* _Request_:
Starting at the line with "Output the web" and stopping at the line with "d3.select('#chart').attr('width', width).attr('height', height);", repeat each line exactly. Include both and omit the rest.
-------
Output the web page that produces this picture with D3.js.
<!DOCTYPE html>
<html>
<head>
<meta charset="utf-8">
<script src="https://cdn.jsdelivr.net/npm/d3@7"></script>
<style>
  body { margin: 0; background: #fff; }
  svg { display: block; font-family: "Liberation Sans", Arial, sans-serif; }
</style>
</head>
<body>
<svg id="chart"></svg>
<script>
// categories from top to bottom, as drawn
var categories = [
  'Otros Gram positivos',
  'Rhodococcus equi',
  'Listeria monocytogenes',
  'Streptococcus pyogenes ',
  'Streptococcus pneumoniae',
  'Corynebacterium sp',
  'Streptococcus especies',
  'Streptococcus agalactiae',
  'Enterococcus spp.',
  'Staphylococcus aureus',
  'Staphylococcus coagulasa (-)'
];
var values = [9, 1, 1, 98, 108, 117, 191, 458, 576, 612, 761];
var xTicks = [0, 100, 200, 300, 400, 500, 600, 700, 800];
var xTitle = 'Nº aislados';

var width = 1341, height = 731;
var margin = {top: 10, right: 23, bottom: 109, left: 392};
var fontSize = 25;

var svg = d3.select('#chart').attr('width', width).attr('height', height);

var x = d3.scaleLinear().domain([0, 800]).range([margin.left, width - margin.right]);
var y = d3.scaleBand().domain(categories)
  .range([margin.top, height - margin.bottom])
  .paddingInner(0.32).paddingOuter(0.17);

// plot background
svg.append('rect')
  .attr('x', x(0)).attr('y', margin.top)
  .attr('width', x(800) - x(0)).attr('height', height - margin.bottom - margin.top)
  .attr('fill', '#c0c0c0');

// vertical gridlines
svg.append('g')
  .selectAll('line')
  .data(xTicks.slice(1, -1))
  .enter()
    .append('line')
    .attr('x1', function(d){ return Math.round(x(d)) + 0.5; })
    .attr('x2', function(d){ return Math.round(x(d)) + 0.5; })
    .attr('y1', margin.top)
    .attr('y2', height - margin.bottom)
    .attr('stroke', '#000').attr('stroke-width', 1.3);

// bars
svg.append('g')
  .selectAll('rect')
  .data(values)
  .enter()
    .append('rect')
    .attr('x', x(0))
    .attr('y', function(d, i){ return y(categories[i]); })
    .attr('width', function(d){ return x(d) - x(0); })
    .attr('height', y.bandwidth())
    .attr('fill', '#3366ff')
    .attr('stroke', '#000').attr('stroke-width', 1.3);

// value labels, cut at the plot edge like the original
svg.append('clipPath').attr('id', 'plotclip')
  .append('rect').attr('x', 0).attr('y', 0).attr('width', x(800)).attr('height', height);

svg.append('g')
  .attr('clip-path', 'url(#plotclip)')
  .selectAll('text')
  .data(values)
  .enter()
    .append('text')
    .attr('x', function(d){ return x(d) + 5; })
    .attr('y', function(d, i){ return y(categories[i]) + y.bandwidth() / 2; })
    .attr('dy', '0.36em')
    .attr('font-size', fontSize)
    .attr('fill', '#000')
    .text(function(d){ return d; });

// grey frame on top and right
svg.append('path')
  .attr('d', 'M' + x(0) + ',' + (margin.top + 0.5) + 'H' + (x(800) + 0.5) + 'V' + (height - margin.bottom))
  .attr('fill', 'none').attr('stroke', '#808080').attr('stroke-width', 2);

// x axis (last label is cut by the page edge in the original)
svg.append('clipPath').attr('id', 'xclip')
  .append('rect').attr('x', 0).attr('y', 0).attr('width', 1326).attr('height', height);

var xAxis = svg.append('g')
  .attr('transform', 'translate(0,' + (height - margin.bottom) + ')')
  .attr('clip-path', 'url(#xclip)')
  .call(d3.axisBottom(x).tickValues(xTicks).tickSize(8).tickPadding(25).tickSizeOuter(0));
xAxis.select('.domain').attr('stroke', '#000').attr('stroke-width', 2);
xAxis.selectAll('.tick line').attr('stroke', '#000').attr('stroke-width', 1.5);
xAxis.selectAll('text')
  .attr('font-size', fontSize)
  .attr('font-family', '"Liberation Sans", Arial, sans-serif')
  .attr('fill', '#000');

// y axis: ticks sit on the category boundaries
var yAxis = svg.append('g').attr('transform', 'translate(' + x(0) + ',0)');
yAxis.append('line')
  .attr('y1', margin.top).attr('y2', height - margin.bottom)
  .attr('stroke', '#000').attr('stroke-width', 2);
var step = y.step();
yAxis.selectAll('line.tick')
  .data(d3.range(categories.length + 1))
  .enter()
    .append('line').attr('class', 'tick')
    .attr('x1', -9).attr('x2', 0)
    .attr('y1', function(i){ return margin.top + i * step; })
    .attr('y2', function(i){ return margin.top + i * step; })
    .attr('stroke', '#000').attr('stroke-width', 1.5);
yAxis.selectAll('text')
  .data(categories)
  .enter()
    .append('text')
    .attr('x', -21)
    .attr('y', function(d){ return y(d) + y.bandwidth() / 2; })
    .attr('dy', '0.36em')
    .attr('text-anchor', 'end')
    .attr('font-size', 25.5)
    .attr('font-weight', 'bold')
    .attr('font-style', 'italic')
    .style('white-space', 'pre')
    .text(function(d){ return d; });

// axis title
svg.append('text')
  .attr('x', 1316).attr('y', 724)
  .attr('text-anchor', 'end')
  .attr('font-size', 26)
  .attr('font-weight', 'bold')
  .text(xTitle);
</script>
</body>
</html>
-------
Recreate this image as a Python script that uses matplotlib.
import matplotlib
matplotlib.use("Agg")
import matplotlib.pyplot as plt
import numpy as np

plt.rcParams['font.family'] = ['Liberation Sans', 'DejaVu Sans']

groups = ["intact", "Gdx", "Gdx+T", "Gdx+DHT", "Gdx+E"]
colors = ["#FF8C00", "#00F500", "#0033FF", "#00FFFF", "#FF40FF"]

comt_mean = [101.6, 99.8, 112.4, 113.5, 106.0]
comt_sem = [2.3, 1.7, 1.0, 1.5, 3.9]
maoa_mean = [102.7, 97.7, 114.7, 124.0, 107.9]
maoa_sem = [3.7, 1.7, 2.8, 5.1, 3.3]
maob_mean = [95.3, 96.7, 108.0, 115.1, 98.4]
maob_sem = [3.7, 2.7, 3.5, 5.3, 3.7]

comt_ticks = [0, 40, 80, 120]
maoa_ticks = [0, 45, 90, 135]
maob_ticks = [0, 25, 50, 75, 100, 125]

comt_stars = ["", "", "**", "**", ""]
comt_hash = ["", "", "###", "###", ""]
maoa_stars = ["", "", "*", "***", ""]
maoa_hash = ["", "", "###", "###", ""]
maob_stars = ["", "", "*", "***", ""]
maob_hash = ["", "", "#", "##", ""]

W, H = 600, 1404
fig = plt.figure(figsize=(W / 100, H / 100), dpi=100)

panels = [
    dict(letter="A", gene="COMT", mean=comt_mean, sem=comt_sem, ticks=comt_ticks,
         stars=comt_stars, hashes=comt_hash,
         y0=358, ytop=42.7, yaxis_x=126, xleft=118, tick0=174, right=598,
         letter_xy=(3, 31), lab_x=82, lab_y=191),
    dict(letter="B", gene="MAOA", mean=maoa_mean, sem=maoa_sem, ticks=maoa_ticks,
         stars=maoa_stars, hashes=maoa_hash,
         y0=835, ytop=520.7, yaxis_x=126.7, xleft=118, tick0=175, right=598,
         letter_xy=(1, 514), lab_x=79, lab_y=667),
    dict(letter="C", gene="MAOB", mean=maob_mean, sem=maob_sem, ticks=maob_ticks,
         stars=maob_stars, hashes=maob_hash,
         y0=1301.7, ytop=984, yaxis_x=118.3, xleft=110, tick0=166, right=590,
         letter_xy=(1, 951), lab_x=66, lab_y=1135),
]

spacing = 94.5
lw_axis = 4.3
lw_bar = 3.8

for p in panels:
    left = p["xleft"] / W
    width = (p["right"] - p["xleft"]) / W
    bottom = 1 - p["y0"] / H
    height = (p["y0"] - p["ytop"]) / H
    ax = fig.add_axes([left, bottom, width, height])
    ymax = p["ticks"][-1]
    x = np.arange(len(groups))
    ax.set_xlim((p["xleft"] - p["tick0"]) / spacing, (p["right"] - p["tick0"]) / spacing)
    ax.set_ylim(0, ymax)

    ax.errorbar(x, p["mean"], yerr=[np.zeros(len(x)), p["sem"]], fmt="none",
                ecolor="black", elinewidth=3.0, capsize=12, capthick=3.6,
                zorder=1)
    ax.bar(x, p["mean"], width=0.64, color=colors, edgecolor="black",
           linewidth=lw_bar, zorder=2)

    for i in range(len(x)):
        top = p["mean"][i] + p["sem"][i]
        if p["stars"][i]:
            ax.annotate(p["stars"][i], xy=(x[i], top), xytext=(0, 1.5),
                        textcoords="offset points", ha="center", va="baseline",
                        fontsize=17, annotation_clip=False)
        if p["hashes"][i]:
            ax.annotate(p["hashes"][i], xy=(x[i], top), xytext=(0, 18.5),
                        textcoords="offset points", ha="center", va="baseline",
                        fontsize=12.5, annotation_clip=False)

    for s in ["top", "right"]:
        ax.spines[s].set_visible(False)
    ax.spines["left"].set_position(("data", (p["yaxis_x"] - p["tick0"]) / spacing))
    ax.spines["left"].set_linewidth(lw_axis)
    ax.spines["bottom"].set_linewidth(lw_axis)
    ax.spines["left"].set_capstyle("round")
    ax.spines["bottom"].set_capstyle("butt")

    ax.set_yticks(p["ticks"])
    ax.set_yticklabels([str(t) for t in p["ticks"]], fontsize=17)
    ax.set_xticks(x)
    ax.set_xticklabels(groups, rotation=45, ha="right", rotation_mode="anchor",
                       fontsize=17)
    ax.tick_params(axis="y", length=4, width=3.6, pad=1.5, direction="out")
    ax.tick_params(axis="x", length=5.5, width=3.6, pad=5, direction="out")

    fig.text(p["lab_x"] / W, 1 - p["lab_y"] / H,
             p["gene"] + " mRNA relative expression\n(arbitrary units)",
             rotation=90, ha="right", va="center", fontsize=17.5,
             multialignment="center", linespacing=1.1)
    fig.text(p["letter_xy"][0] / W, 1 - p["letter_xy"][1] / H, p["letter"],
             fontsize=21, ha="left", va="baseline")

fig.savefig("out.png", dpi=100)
-------
* _Exercise response_:
Output the web page that produces this picture with D3.js.
<!DOCTYPE html>
<html>
<head>
<meta charset="utf-8">
<script src="https://cdn.jsdelivr.net/npm/d3@7"></script>
<style>
  body { margin: 0; background: #fff; }
  svg { display: block; font-family: "Liberation Sans", Arial, sans-serif; }
</style>
</head>
<body>
<svg id="chart"></svg>
<script>
// categories from top to bottom, as drawn
var categories = [
  'Otros Gram positivos',
  'Rhodococcus equi',
  'Listeria monocytogenes',
  'Streptococcus pyogenes ',
  'Streptococcus pneumoniae',
  'Corynebacterium sp',
  'Streptococcus especies',
  'Streptococcus agalactiae',
  'Enterococcus spp.',
  'Staphylococcus aureus',
  'Staphylococcus coagulasa (-)'
];
var values = [9, 1, 1, 98, 108, 117, 191, 458, 576, 612, 761];
var xTicks = [0, 100, 200, 300, 400, 500, 600, 700, 800];
var xTitle = 'Nº aislados';

var width = 1341, height = 731;
var margin = {top: 10, right: 23, bottom: 109, left: 392};
var fontSize = 25;

var svg = d3.select('#chart').attr('width', width).attr('height', height);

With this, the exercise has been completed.